For the entries below, copy exactly the line that contains "Rebuild this chart" through the line that contains "const GRID_COLOR = '#c0c0c0';", both ends included, and exclude all pictures.
# START OF RECORD SET
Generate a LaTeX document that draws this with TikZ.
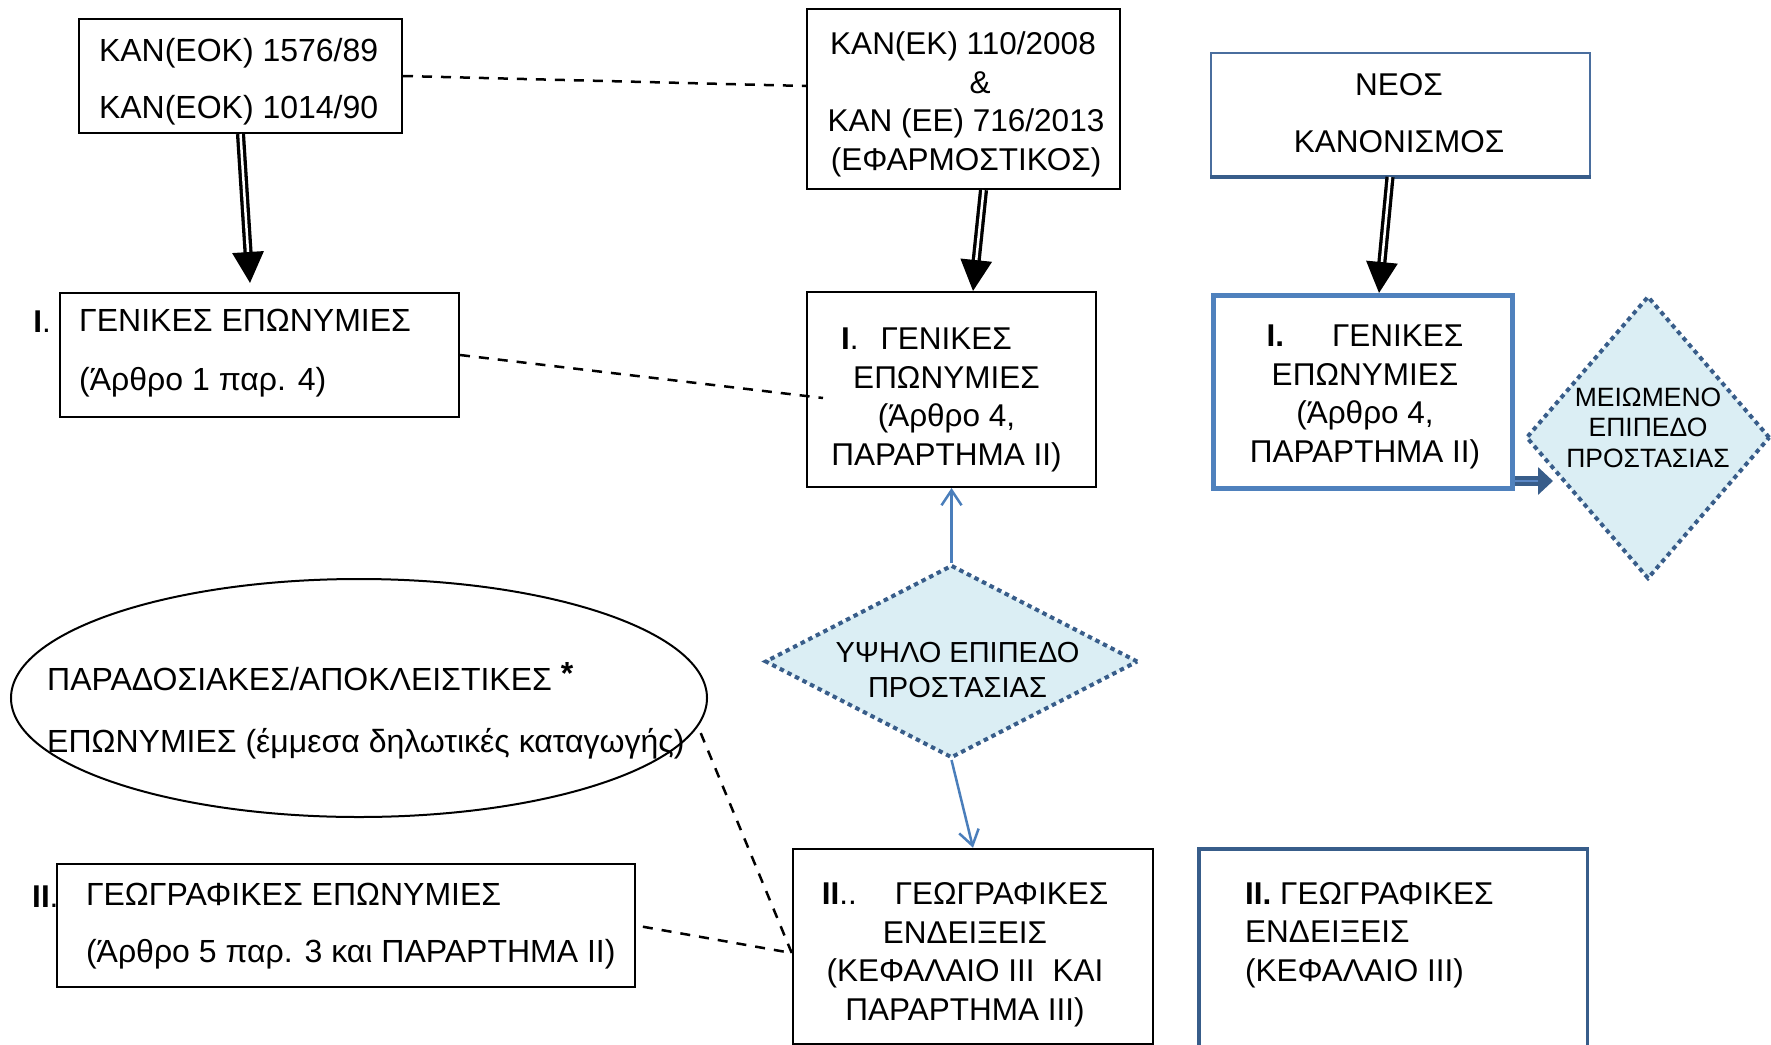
\documentclass[tikz,border=0pt]{standalone}
\usepackage{fontspec}
\setmainfont{Liberation Sans}
\usetikzlibrary{shapes.geometric,arrows.meta}
\definecolor{lblue}{HTML}{DBEEF4}
\definecolor{dotblue}{HTML}{385D8A}
\definecolor{midblue}{HTML}{4F81BD}
\definecolor{arrblue}{HTML}{4A7EBB}
\definecolor{neoline}{HTML}{4A6E9E}
\definecolor{innerblue}{HTML}{5A87C6}
\begin{document}
\begin{tikzpicture}[x=1pt,y=-1pt,
  txt/.style={font=\fontsize{31.5}{38.5}\selectfont, inner sep=0pt, outer sep=0pt},
  widetxt/.style={font=\fontsize{32}{57}\selectfont, inner sep=0pt, outer sep=0pt},
  bbox/.style={draw=black, line width=2pt, inner sep=0pt},
  dashln/.style={draw=black, line width=2.5pt, dash pattern=on 10pt off 9pt},
  dblarrow/.style={draw=black, line width=3.3pt, double=white, double distance=2.5pt, -{Triangle[width=31pt,length=31pt]}},
  bluearrow/.style={draw=arrblue, line width=2.5pt, -{Straight Barb[length=15pt,width=20pt]}},
  dotdiamond/.style={diamond, draw=dotblue, fill=lblue, line width=4pt, dash pattern=on 4.5pt off 4pt, inner sep=0pt},
  smallarr/.style={draw=dotblue, line width=3.5pt, double=innerblue, double distance=2.5pt, -{Triangle[width=27pt,length=15pt]}}
]
\path[use as bounding box, clip] (0,0) rectangle (1771,1044);

% top-left regulation box
\node[bbox, minimum width=323pt, minimum height=114pt] (kanA) at (240.5,76) {};
\node[widetxt, anchor=west, align=left] (kanAt) at (99,81.5) {ΚΑΝ(ΕΟΚ) 1576/89\\ΚΑΝ(ΕΟΚ) 1014/90};

% I. left
\node[bbox, minimum width=399pt, minimum height=124pt] (ileft) at (259.5,355) {};
\node[font=\fontsize{32}{59}\selectfont, inner sep=0pt, anchor=west, align=left] (ileftt) at (79,353.3) {ΓΕΝΙΚΕΣ ΕΠΩΝΥΜΙΕΣ\\(Άρθρο 1 παρ. 4)};
\node[txt, anchor=east] (ileftlab) at (51,322) {\textbf{I}.};

% middle regulation box
\node[bbox, minimum width=313pt, minimum height=180pt] (kanB) at (963.5,99) {};
\node[txt, align=center] (kanBt) at (966,104.5) {ΚΑΝ(ΕΚ) 110/2008\makebox[6pt]{}\\\makebox[28pt]{}\&\\ΚΑΝ (ΕΕ) 716/2013\\(ΕΦΑΡΜΟΣΤΙΚΟΣ)};

% I. middle
\node[bbox, minimum width=289pt, minimum height=195pt] (imid) at (951.5,389.5) {};
\node[txt, align=center] (imidt) at (946.5,400) {\textbf{I}.\hspace{22pt}ΓΕΝΙΚΕΣ\makebox[40pt]{}\\ΕΠΩΝΥΜΙΕΣ\\(Άρθρο 4,\\ΠΑΡΑΡΤΗΜΑ ΙΙ)};

% NEOS
\node[draw=neoline, line width=2pt, inner sep=0pt, minimum width=379pt, minimum height=123.5pt] (neos) at (1400.5,114.25) {};
\draw[dotblue, line width=4.5pt] (neos.south west) -- (neos.south east);
\node[widetxt, font=\fontsize{31.5}{57}\selectfont, align=center] (neost) at (1399,113.5) {ΝΕΟΣ\\ΚΑΝΟΝΙΣΜΟΣ};

% I. right
\node[draw=midblue, line width=5pt, inner sep=0pt, minimum width=299pt, minimum height=193pt] (ir) at (1363,392) {};
\node[txt, align=center] (irt) at (1365,397) {\textbf{I.}\hspace{48pt}ΓΕΝΙΚΕΣ\\ΕΠΩΝΥΜΙΕΣ\\(Άρθρο 4,\\ΠΑΡΑΡΤΗΜΑ ΙΙ)};

% reduced protection diamond
\node[dotdiamond, minimum width=244pt, minimum height=283pt] (mdiam) at (1648,437.5) {};
\node[font=\fontsize{26.5}{30.5}\selectfont, inner sep=0pt, align=center] (mdiamt) at (1648,427.5) {ΜΕΙΩΜΕΝΟ\\ΕΠΙΠΕΔΟ\\ΠΡΟΣΤΑΣΙΑΣ};
\coordinate (mtip) at (1553,481);
\draw[smallarr] (ir.east |- mtip) -- (mtip);

% high protection diamond
\node[dotdiamond, minimum width=373pt, minimum height=193pt] (ydiam) at (951.5,661.5) {};
\node[font=\fontsize{29}{35}\selectfont, inner sep=0pt, align=center] (ydiamt) at (957.5,670.5) {ΥΨΗΛΟ ΕΠΙΠΕΔΟ\\ΠΡΟΣΤΑΣΙΑΣ};

% ellipse
\node[ellipse, draw=black, line width=2pt, inner sep=0pt, minimum width=696pt, minimum height=238pt] (ell) at (359,698) {};
\node[font=\fontsize{32}{62}\selectfont, inner sep=0pt, anchor=west, align=left] (ellt) at (47,711) {ΠΑΡΑΔΟΣΙΑΚΕΣ/ΑΠΟΚΛΕΙΣΤΙΚΕΣ \raisebox{6pt}{\textbf{*}}\\ΕΠΩΝΥΜΙΕΣ (έμμεσα δηλωτικές καταγωγής)};

% II. left
\node[bbox, minimum width=578pt, minimum height=123pt] (iileft) at (346,925.5) {};
\node[widetxt, anchor=west, align=left] (iileftt) at (86,926) {ΓΕΩΓΡΑΦΙΚΕΣ ΕΠΩΝΥΜΙΕΣ\\(Άρθρο 5 παρ. 3 και ΠΑΡΑΡΤΗΜΑ ΙΙ)};
\node[txt, anchor=east] (iileftlab) at (58.5,897) {\textbf{II}.};

% II. middle
\node[bbox, line width=2.5pt, minimum width=360pt, minimum height=195pt] (iimid) at (973,946.5) {};
\node[txt, align=center] (iimidt) at (965,954.8) {\textbf{II}..\hspace{38pt}ΓΕΩΓΡΑΦΙΚΕΣ\\ΕΝΔΕΙΞΕΙΣ\\(ΚΕΦΑΛΑΙΟ ΙΙΙ\hspace{18pt}ΚΑΙ\\ΠΑΡΑΡΤΗΜΑ ΙΙΙ)};

% II. right
\node[draw=dotblue, line width=3.5pt, inner sep=0pt, minimum width=388.5pt, minimum height=220pt] (iiright) at (1393,959) {};
\node[font=\fontsize{31.5}{38.5}\selectfont, inner sep=0pt, anchor=west, align=left] (iirightt) at (1245,935) {\textbf{II.} ΓΕΩΓΡΑΦΙΚΕΣ\\ΕΝΔΕΙΞΕΙΣ\\(ΚΕΦΑΛΑΙΟ ΙΙΙ)};

% connectors
\coordinate (tipA) at (250,283);
\coordinate (d2end) at (823,398);
\draw[dblarrow] (kanA.south) -- (tipA);
\draw[dblarrow] ([xshift=20pt]kanB.south) -- ([xshift=21.5pt]imid.north);
\draw[dblarrow] ([xshift=-10.5pt]neos.south) -- ([xshift=16pt]ir.north);

\draw[dashln] (kanA.east) -- ([yshift=13pt]kanB.west);
\draw[dashln] (ileft.east) -- (d2end);
\draw[dashln] ([xshift=8pt]ell.-6) -- ([yshift=-6.5pt]iimid.west);
\draw[dashln, shorten <=7pt] (iileft.east) -- ([yshift=-6.5pt]iimid.west);

\draw[bluearrow] (ydiam.north) -- (imid.south);
\draw[bluearrow] (ydiam.south) -- (iimid.north);
\end{tikzpicture}
\end{document}
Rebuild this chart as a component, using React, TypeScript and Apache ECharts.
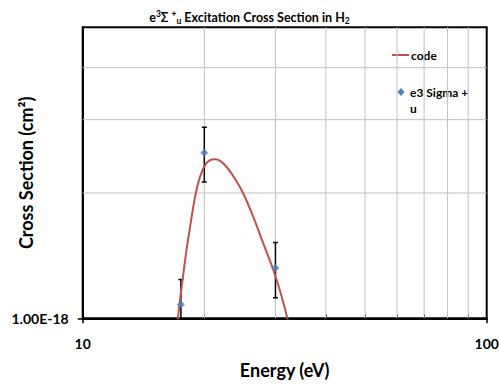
import React, { useEffect, useRef } from 'react';
import * as echarts from 'echarts';

// Model curve ("code")
const curveEnergy = [17.18, 17.41, 17.75, 18.09, 18.44, 18.97, 19.51, 20.08, 20.66, 21.26, 21.88, 22.72, 23.82, 24.98, 26.44, 27.99, 29.64, 31.09, 32.3];
const curveSigma = [0.99e-18, 1.106e-18, 1.282e-18, 1.47e-18, 1.658e-18, 1.957e-18, 2.186e-18, 2.332e-18, 2.397e-18, 2.41e-18, 2.388e-18, 2.309e-18, 2.164e-18, 1.994e-18, 1.752e-18, 1.513e-18, 1.306e-18, 1.127e-18, 0.98e-18];

// Measured points ("e3 Sigma + u")
const expEnergy = [17.5, 20, 30];
const expSigma = [1.08e-18, 2.5e-18, 1.32e-18];
const expError = [0.16e-18, 0.375e-18, 0.2e-18];

// Axis ticks / grid
const xMin = 10;
const xMax = 100;
const yMin = 1e-18;
const yMax = 5e-18;
const xMajorTicks = [10, 100];
const xMinorTicks = [20, 30, 40, 50, 60, 70, 80, 90];
const yGridValues = [2e-18, 3e-18, 4e-18];
const yTickLabels = [1e-18];

const FONT = 'Lato';
const GRID_COLOR = '#c0c0c0';

export default function App() {
  const ref = useRef<HTMLDivElement>(null);
  useEffect(() => {
    if (!ref.current) return;
    const chart = echarts.init(ref.current, null, { renderer: 'svg' });
    const baseX = { type: 'log', logBase: 10, min: xMin, max: xMax };
    chart.setOption({
      animation: false,
      backgroundColor: '#fff',
      title: {
        left: 'center',
        top: 4,
        text: '{n|e}{sup|3}{n|Σ }{sup|+}{sub|u}{n| Excitation Cross Section in H}{sub|2}',
        textStyle: {
          rich: {
            n: { fontFamily: FONT, fontWeight: 'bold', fontSize: 12.5, color: '#000', lineHeight: 16 },
            sup: { fontFamily: FONT, fontWeight: 'bold', fontSize: 8.5, color: '#000', lineHeight: 8, padding: [0, 0, 7, 0] },
            sub: { fontFamily: FONT, fontWeight: 'bold', fontSize: 8.5, color: '#000', lineHeight: 8, padding: [7, 0, 0, 0] },
          },
        },
      },
      grid: {
        left: 82.7, right: 12.3, top: 27.3, bottom: 67.7,
        containLabel: false,
        outerBoundsMode: 'none',
        show: true, borderColor: '#000', borderWidth: 2, backgroundColor: 'transparent',
      },
      xAxis: [
        {
          ...baseX,
          position: 'bottom',
          name: 'Energy (eV)',
          nameLocation: 'middle',
          nameGap: 43,
          nameMoveOverlap: false,
          nameTextStyle: { fontFamily: FONT, fontWeight: 'bold', fontSize: 18, color: '#000' },
          axisLine: { show: true, lineStyle: { color: '#000', width: 2 } },
          axisTick: { show: true, customValues: xMajorTicks, length: 5, lineStyle: { color: '#000', width: 1.5 } },
          axisLabel: { customValues: xMajorTicks, fontFamily: FONT, fontWeight: 'bold', fontSize: 14, color: '#000', margin: 18 },
          splitLine: { show: false },
        },
        {
          ...baseX,
          position: 'bottom',
          axisLine: { show: false },
          axisTick: { show: true, customValues: xMinorTicks, inside: true, length: 4, lineStyle: { color: '#000', width: 1 } },
          axisLabel: { show: false },
          splitLine: { show: false },
        },
      ],
      yAxis: {
        type: 'log', logBase: 10, min: yMin, max: yMax,
        name: 'Cross Section (cm²)',
        nameLocation: 'middle',
        nameRotate: 90,
        nameGap: 48,
        nameMoveOverlap: false,
        nameTextStyle: { fontFamily: FONT, fontWeight: 'bold', fontSize: 18, color: '#000' },
        axisLine: { show: true, lineStyle: { color: '#000', width: 2 } },
        axisTick: { show: true, customValues: yTickLabels, length: 5, lineStyle: { color: '#000', width: 1.5 } },
        axisLabel: {
          customValues: yTickLabels,
          fontFamily: FONT, fontWeight: 'bold', fontSize: 14, color: '#000', margin: 14,
          formatter: (v: number) => v.toExponential(2).toUpperCase(),
        },
        splitLine: { show: false },
      },
      graphic: [
        { type: 'line', shape: { x1: 392, y1: 55, x2: 409, y2: 55 }, style: { stroke: '#C0504D', lineWidth: 2 } },
        { type: 'text', x: 411, y: 55, style: { text: 'code', fontFamily: FONT, fontWeight: 'bold', fontSize: 12, fill: '#000', verticalAlign: 'middle' } },
        { type: 'polygon', shape: { points: [[401, 88], [404.5, 92], [401, 96], [397.5, 92]] }, style: { fill: '#4F81BD' } },
        { type: 'text', x: 410, y: 84, style: { text: 'e3 Sigma +\nu', fontFamily: FONT, fontWeight: 'bold', fontSize: 12, lineHeight: 16, fill: '#000', verticalAlign: 'top' } },
      ],
      series: [
        {
          type: 'custom',
          name: 'vgrid',
          silent: true,
          z: 1,
          data: xMinorTicks.map((v) => [v, yMin]),
          encode: { x: 0, y: 1 },
          renderItem: (params: any, api: any) => {
            const cs = params.coordSys;
            const p = api.coord([api.value(0), api.value(1)]);
            return { type: 'line', shape: { x1: p[0], y1: cs.y, x2: p[0], y2: cs.y + cs.height }, style: { stroke: GRID_COLOR, lineWidth: 1 } };
          },
        },
        {
          type: 'custom',
          name: 'hgrid',
          silent: true,
          z: 1,
          data: yGridValues.map((v) => [xMin, v]),
          encode: { x: 0, y: 1 },
          renderItem: (params: any, api: any) => {
            const cs = params.coordSys;
            const p = api.coord([api.value(0), api.value(1)]);
            return { type: 'line', shape: { x1: cs.x, y1: p[1], x2: cs.x + cs.width, y2: p[1] }, style: { stroke: GRID_COLOR, lineWidth: 1 } };
          },
        },
        {
          type: 'line',
          name: 'code',
          data: curveEnergy.map((e, i) => [e, curveSigma[i]]),
          showSymbol: false,
          symbol: 'none',
          smooth: 0.3,
          clip: true,
          z: 3,
          lineStyle: { color: '#C0504D', width: 2 },
        },
        {
          type: 'custom',
          name: 'err',
          clip: true,
          z: 3,
          data: expEnergy.map((e, i) => [e, expSigma[i] - expError[i], expSigma[i] + expError[i]]),
          encode: { x: 0, y: [1, 2] },
          renderItem: (params: any, api: any) => {
            const x = api.value(0);
            const lo = api.value(1);
            const hi = api.value(2);
            const pLo = api.coord([x, lo]);
            const pHi = api.coord([x, hi]);
            const w = 2.5;
            const style = { stroke: '#000', lineWidth: 1.5 };
            return {
              type: 'group',
              children: [
                { type: 'line', shape: { x1: pLo[0], y1: pLo[1], x2: pHi[0], y2: pHi[1] }, style },
                { type: 'line', shape: { x1: pHi[0] - w, y1: pHi[1], x2: pHi[0] + w, y2: pHi[1] }, style },
                { type: 'line', shape: { x1: pLo[0] - w, y1: pLo[1], x2: pLo[0] + w, y2: pLo[1] }, style },
              ],
            };
          },
        },
        {
          type: 'scatter',
          name: 'e3 Sigma + u',
          data: expEnergy.map((e, i) => [e, expSigma[i]]),
          symbol: 'diamond',
          symbolSize: 8,
          z: 4,
          itemStyle: { color: '#4F81BD' },
        },
      ],
    });
    return () => chart.dispose();
  }, []);
  return <div ref={ref} style={{ position: 'absolute', left: 0, top: 0, width: 499, height: 386 }} />;
}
# END OF RECORD SET
• **WRITTEN ANSWER**
Rebuild this chart as a component, using React, TypeScript and Apache ECharts.
import React, { useEffect, useRef } from 'react';
import * as echarts from 'echarts';

// Model curve ("code")
const curveEnergy = [17.18, 17.41, 17.75, 18.09, 18.44, 18.97, 19.51, 20.08, 20.66, 21.26, 21.88, 22.72, 23.82, 24.98, 26.44, 27.99, 29.64, 31.09, 32.3];
const curveSigma = [0.99e-18, 1.106e-18, 1.282e-18, 1.47e-18, 1.658e-18, 1.957e-18, 2.186e-18, 2.332e-18, 2.397e-18, 2.41e-18, 2.388e-18, 2.309e-18, 2.164e-18, 1.994e-18, 1.752e-18, 1.513e-18, 1.306e-18, 1.127e-18, 0.98e-18];

// Measured points ("e3 Sigma + u")
const expEnergy = [17.5, 20, 30];
const expSigma = [1.08e-18, 2.5e-18, 1.32e-18];
const expError = [0.16e-18, 0.375e-18, 0.2e-18];

// Axis ticks / grid
const xMin = 10;
const xMax = 100;
const yMin = 1e-18;
const yMax = 5e-18;
const xMajorTicks = [10, 100];
const xMinorTicks = [20, 30, 40, 50, 60, 70, 80, 90];
const yGridValues = [2e-18, 3e-18, 4e-18];
const yTickLabels = [1e-18];

const FONT = 'Lato';
const GRID_COLOR = '#c0c0c0';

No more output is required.